Researchers uncover what makes large numbers of “squishy” grains start flowing

Researchers Samuel Poincloux (currently at Aoyama Gakuin University) and Kazumasa A. Takeuchi of the University of Tokyo have clarified the conditions under which large numbers of “squishy” grains, which can change their shape in response to external forces, transition from acting like a solid to acting like a liquid. Similar transitions occur in many biological processes, including the development of an embryo: cells are “squishy” biological “grains” that form solid tissues and sometimes flow to form different organs. Thus, the experimental and theoretical framework elaborated here will help separate the roles of mechanical and biochemical processes, a critical challenge in biology. The findings were published in the journal Proceedings of the National Academy of Sciences (PNAS).

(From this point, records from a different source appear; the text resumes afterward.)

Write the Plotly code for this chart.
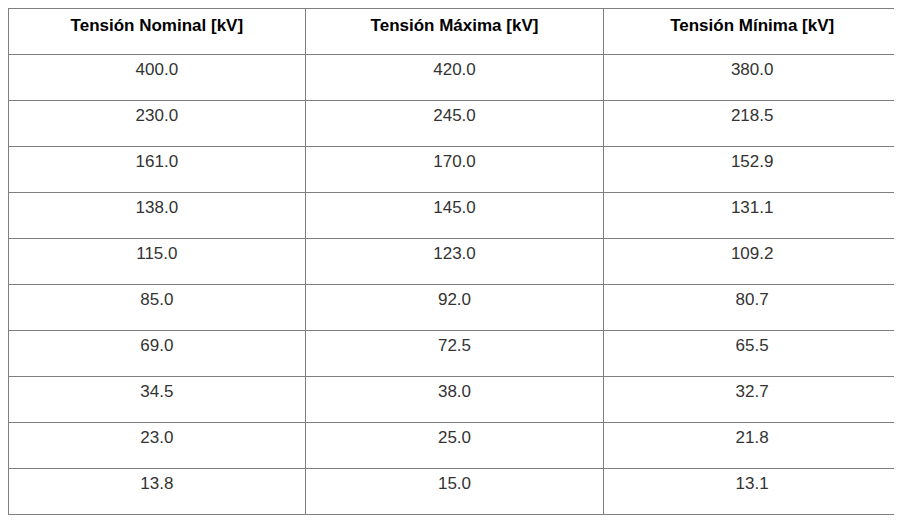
import plotly.graph_objects as go

headers = ["<b>Tensión Nominal [kV]</b>", "<b>Tensión Máxima [kV]</b>", "<b>Tensión Mínima [kV]</b>"]
nominal = [400.0, 230.0, 161.0, 138.0, 115.0, 85.0, 69.0, 34.5, 23.0, 13.8]
maxima = [420.0, 245.0, 170.0, 145.0, 123.0, 92.0, 72.5, 38.0, 25.0, 15.0]
minima = [380.0, 218.5, 152.9, 131.1, 109.2, 80.7, 65.5, 32.7, 21.8, 13.1]

fmt = lambda v: [f"{x:.1f}" for x in v]

fig = go.Figure(go.Table(
    columnwidth=[1, 1, 1],
    header=dict(values=headers, height=46, align="center",
                fill_color="white", line=dict(color="#7f7f7f", width=1),
                font=dict(family="Liberation Sans, Arial", size=17, color="black")),
    cells=dict(values=[fmt(nominal), fmt(maxima), fmt(minima)], height=46, align="center",
               fill_color="white", line=dict(color="#7f7f7f", width=1),
               font=dict(family="Liberation Sans, Arial", size=17, color="#333333")),
    domain=dict(x=[0, 0.999], y=[0, 1]),
))
fig.update_layout(width=894, height=510, margin=dict(l=0, r=0, t=0, b=0),
                  paper_bgcolor="white")
fig.write_html("out.html")
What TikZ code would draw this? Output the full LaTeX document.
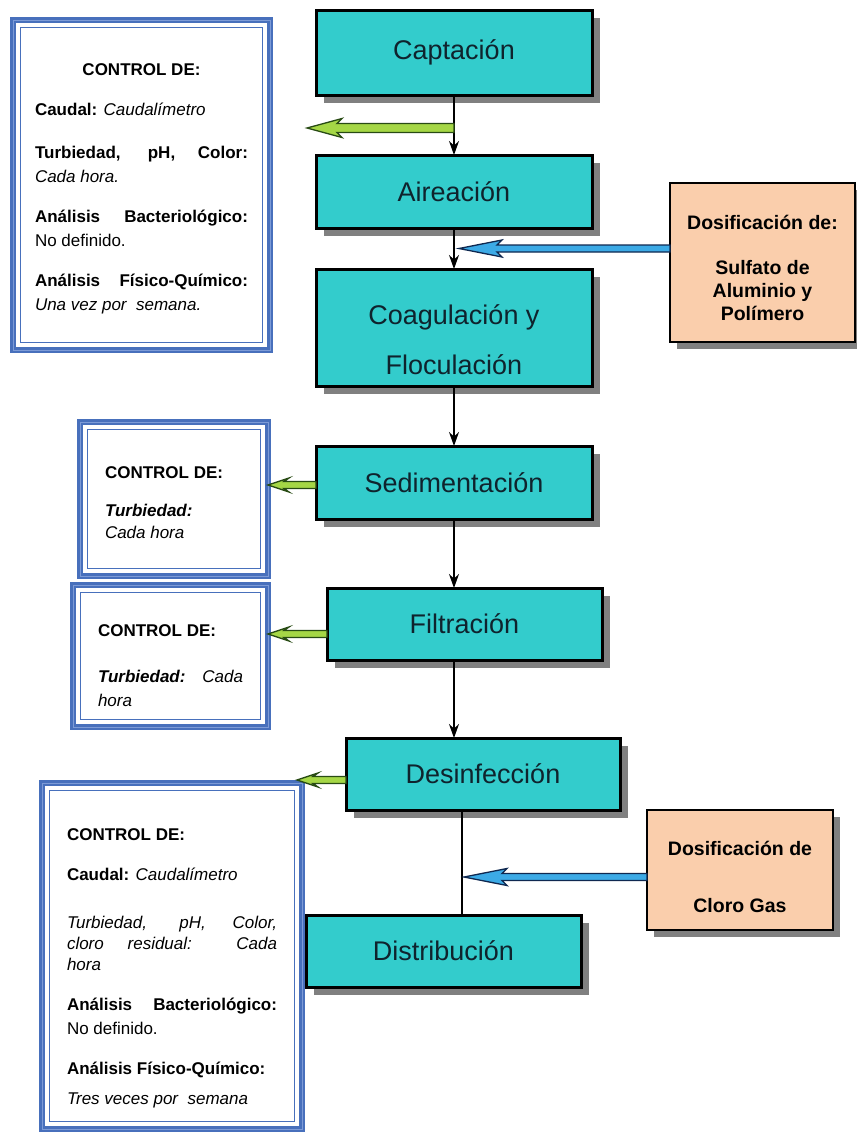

Imagine a pile of sand on a table. As we slowly raise one end of the table, it first sits undisturbed and acts like a solid. However, at a critical angle, the forces keeping the sandpile together yield to gravity: the pile breaks down and starts flowing, acting like a liquid. This is a yielding transition, a widely studied phenomenon with “grains” that do not change shape, such as sand or rocks. However, “grains” in biology are often “squishy,” adapting their shape to external forces.

“Although our research revisits a well-studied problem,” says Poincloux, the first author, “it hits the sweet spot of being complicated enough to be interesting and simple enough to develop various approaches. We incorporated interdisciplinary components, such as using a biomechanical tool that helped differentiate if the “grains” were changing shapes or positions.”

Indeed, the researchers approached the challenge through experiments, computer modeling, and geometrical description. They used slender rubber rings as their “squishy” grains and stacked them in a container. They varied the number of rings, the density of “grains,” and the strength of lateral forces applied to the rings. Then, using pictures, the researchers measured the rings’ positions, shapes, and points of contact with each other as the batch of rings deformed. These measures allowed them to quantify how much the rings changed position (liquid-like behavior) or shape (solid-like behavior). Lastly, they performed computer simulations and geometric analyses to understand the role of friction and interactions between rings.

“We found the main surprise at the very end of the project,” says Poincloux. “Surprisingly, a simple geometrical description underlies the yielding transition observed, despite involving large and complex shape changes coupled with frictional interactions.”

These findings are the first steps toward understanding how “squishy” biological grains interact in living organisms, and Poincloux is already thinking of what to do next.

“To get closer to biological tissues, we could, for instance, modify the interactions and add ring adhesion to emulate linking proteins between cells. For those intending to use these squishy rings for experiments: do not forget to put a cover lid on top of the container to prevent the explosion of hundreds of rings across the laboratory… I will not disclose the number of times this incident happened.”